Sure, we do have the Voyagers, Pioneers, and New Horizons, but those were only meant to study our system's outer planets. Yet, a truly interstellar ship not existing doesn’t mean they have not been imagined every now and then. Some have even gotten detailed studies, like America’s nuclear interstellar spaceship design, an idea so outrageous it got a fitting name: Project Longshot.

Longshot was a study conducted by the U.S. Naval Academy and NASA back in the late 1980s. With the Space Shuttle program at its height, people felt inspired, and were looking to travel well beyond our solar system, in search of new wonders.

Well, not travel per se, as Longshot was not a spacecraft meant to carry crew, but a fully autonomous (yes, they were aware of the concept back in the ‘80s) probe. It was supposed to travel to the Alpha Centauri star system, located 4.37 light years from our own Sun, to study its three suns, the Alpha (A), Beta (B), and Proxima.
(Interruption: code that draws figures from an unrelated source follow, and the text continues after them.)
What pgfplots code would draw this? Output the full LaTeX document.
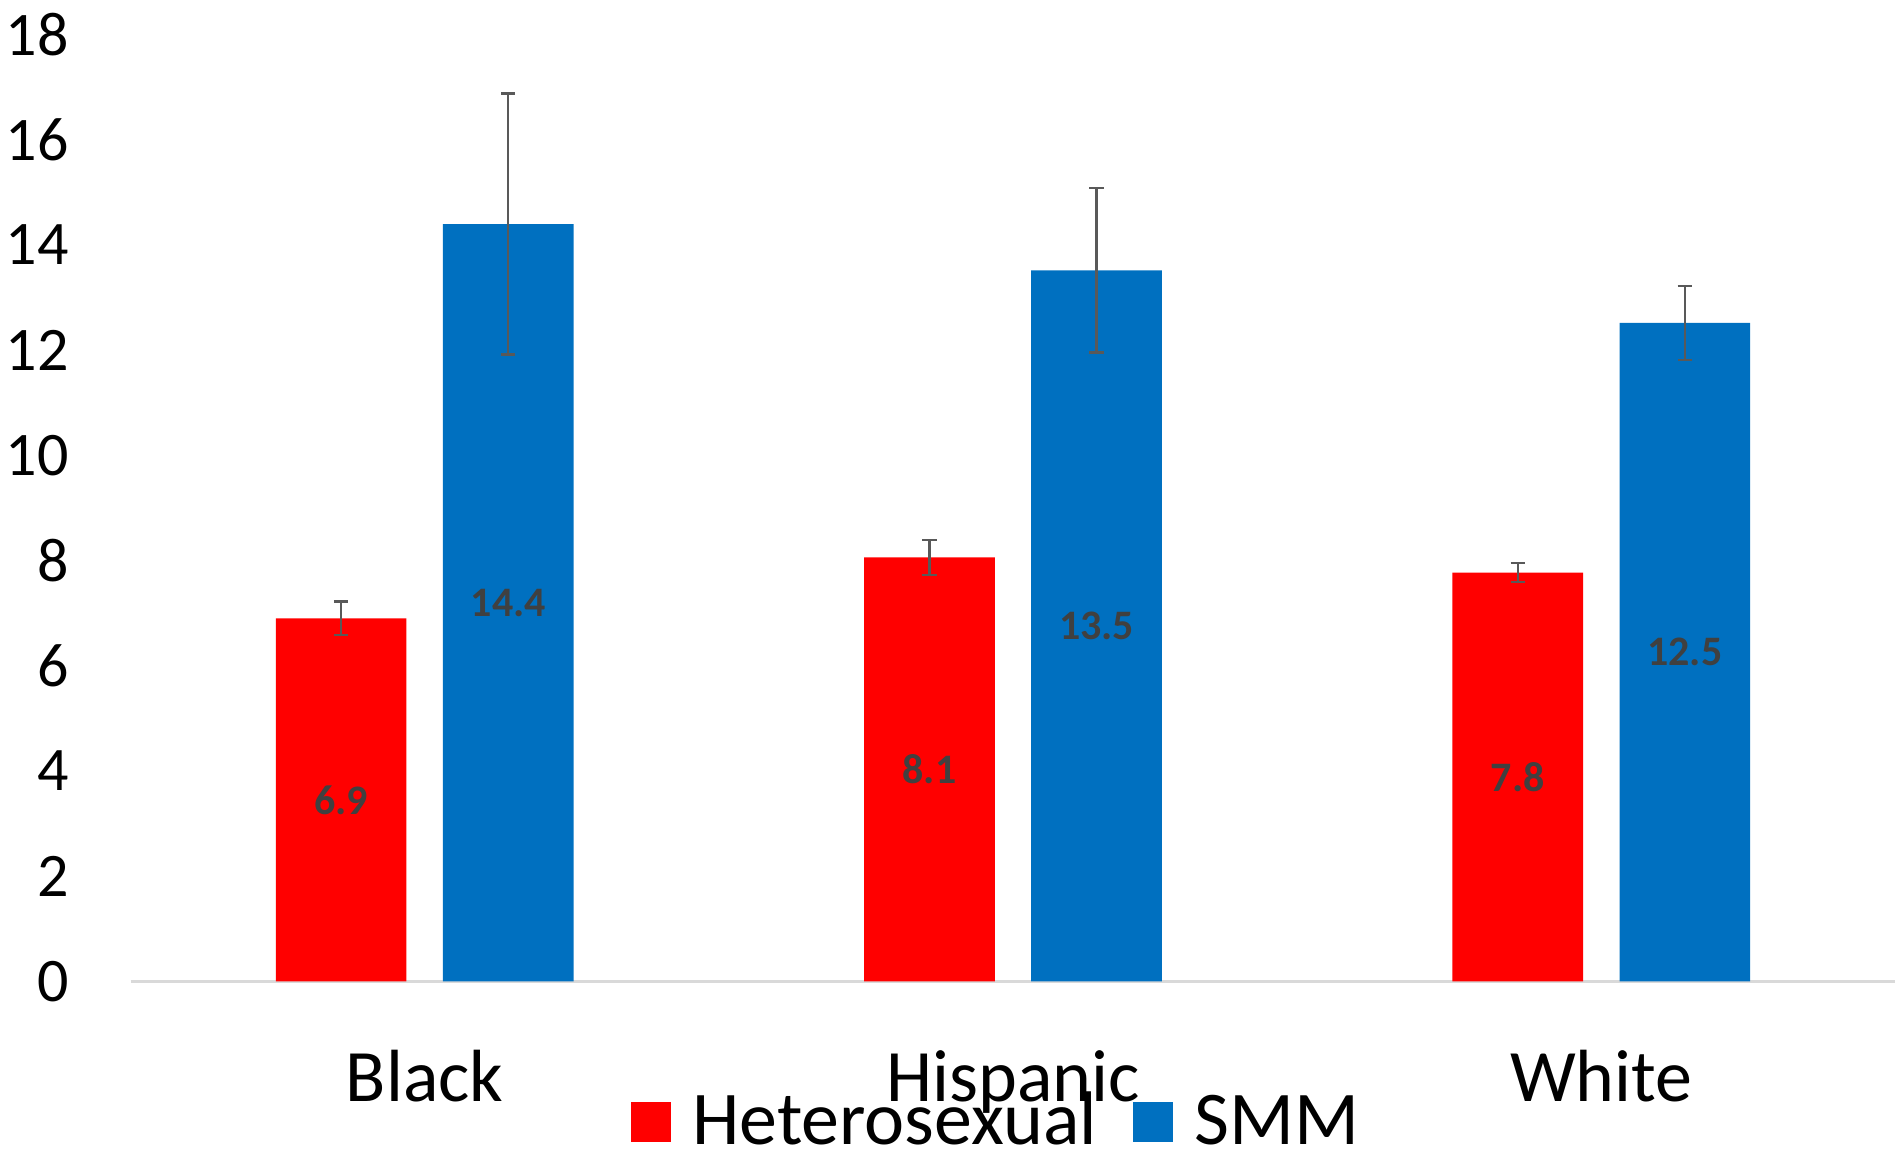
\documentclass[border=0pt]{standalone}
\usepackage{pgfplots}
\pgfplotsset{compat=1.18}
\usepackage{fontspec}
\setmainfont{Carlito}
\definecolor{hetred}{HTML}{FF0000}
\definecolor{smmblue}{HTML}{0070C0}
\definecolor{errgray}{HTML}{595959}
\definecolor{lblgray}{HTML}{404040}
\definecolor{axgray}{HTML}{D9D9D9}
\begin{document}
\begin{tikzpicture}
\begin{axis}[
  scale only axis, width=441.5pt, height=236.8pt,
  xmin=-0.5, xmax=2.5, ymin=0, ymax=18,
  ytick={0,2,...,18},
  xtick={0,1,2}, xticklabels={Black,Hispanic,White},
  axis lines*=left,
  y axis line style={draw=none},
  x axis line style={draw=axgray, line width=0.8pt},
  major tick length=0pt,
  /pgf/number format/assume math mode=true,
  yticklabel style={font=\fontsize{15.5}{18}\selectfont, inner xsep=1.5pt, xshift=-13.75pt},
  xticklabel style={font=\fontsize{18.5}{22}\selectfont, anchor=base, yshift=-30pt},
  legend style={draw=none, fill=none, at={(axis description cs:0.2834,0)}, anchor=north west,
    yshift=-27.45pt, inner sep=0pt, outer sep=0pt,
    nodes={inner sep=0pt, text height=13.3pt, text depth=1.5pt},
    font=\fontsize{19}{22}\selectfont,
    /tikz/every odd column/.append style={column sep=5.4pt},
    /tikz/every even column/.append style={column sep=9pt}},
  legend columns=2,
  legend image code/.code={\fill[#1] (0pt,-5.3pt) rectangle (10pt,4.7pt);},
  error bars/error bar style={errgray, line width=0.6pt},
  error bars/error mark options={errgray, mark size=1.8pt, line width=0.6pt, rotate=90},
]
\addplot[ybar, bar width=0.222, bar shift=0, fill=hetred, draw=none,
  error bars/.cd, y dir=both, y explicit]
  coordinates {(-0.142,6.9) +- (0,0.32) (0.858,8.06) +- (0,0.33) (1.858,7.77) +- (0,0.18)};
\addlegendentry{Heterosexual}
\addplot[ybar, bar width=0.222, bar shift=0, fill=smmblue, draw=none,
  error bars/.cd, y dir=both, y explicit]
  coordinates {(0.142,14.4) +- (0,2.48) (1.142,13.52) +- (0,1.56) (2.142,12.52) +- (0,0.7)};
\addlegendentry{SMM}
\addplot[draw=none, forget plot, nodes near coords, point meta=explicit symbolic,
  every node near coord/.style={anchor=center, font=\bfseries\fontsize{10.5}{12}\selectfont, text=lblgray}]
  coordinates {(-0.142,3.45)[6.9] (0.858,4.03)[8.1] (1.858,3.89)[7.8]
               (0.142,7.2)[14.4] (1.142,6.76)[13.5] (2.142,6.26)[12.5]};
\end{axis}
\end{tikzpicture}
\end{document}
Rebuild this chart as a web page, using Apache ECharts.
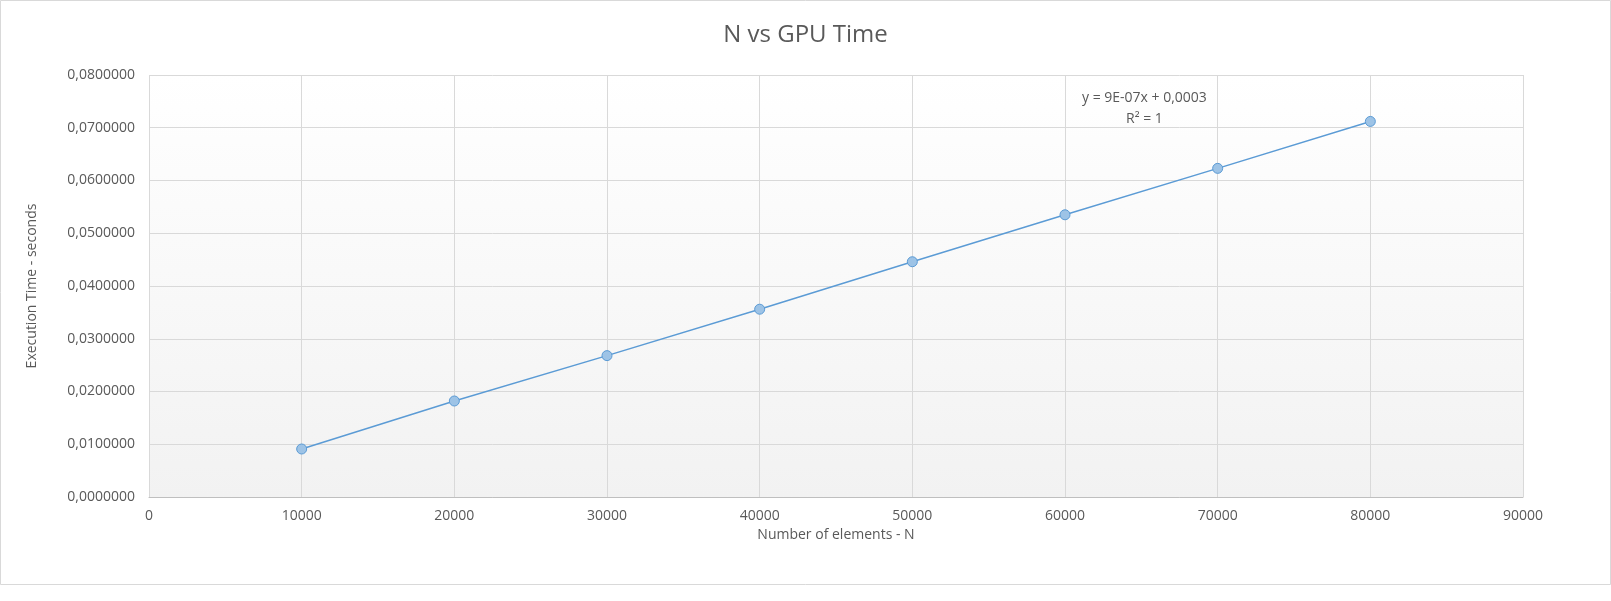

How far is that? Well, consider the Space Shuttle we mentioned, with its 15,500 mph (28,000 km) orbital speed, would have needed some 190,000 years to get there. The New Horizons, traveling at 36,400 mph (58,500 kph), would need 78,000 years. By comparison, the Longshot should have been capable of making the trip in just... 100 years.

Alpha Centauri system
Photo: Kosmo
How would that have been possible? The probe would have used a pulsed fission nuclear drive, one that wasn’t available at the time the project was drawn up, but was believed to become available in 30 years or so – that’d be about now, if you think about it, and no such thing is in sight.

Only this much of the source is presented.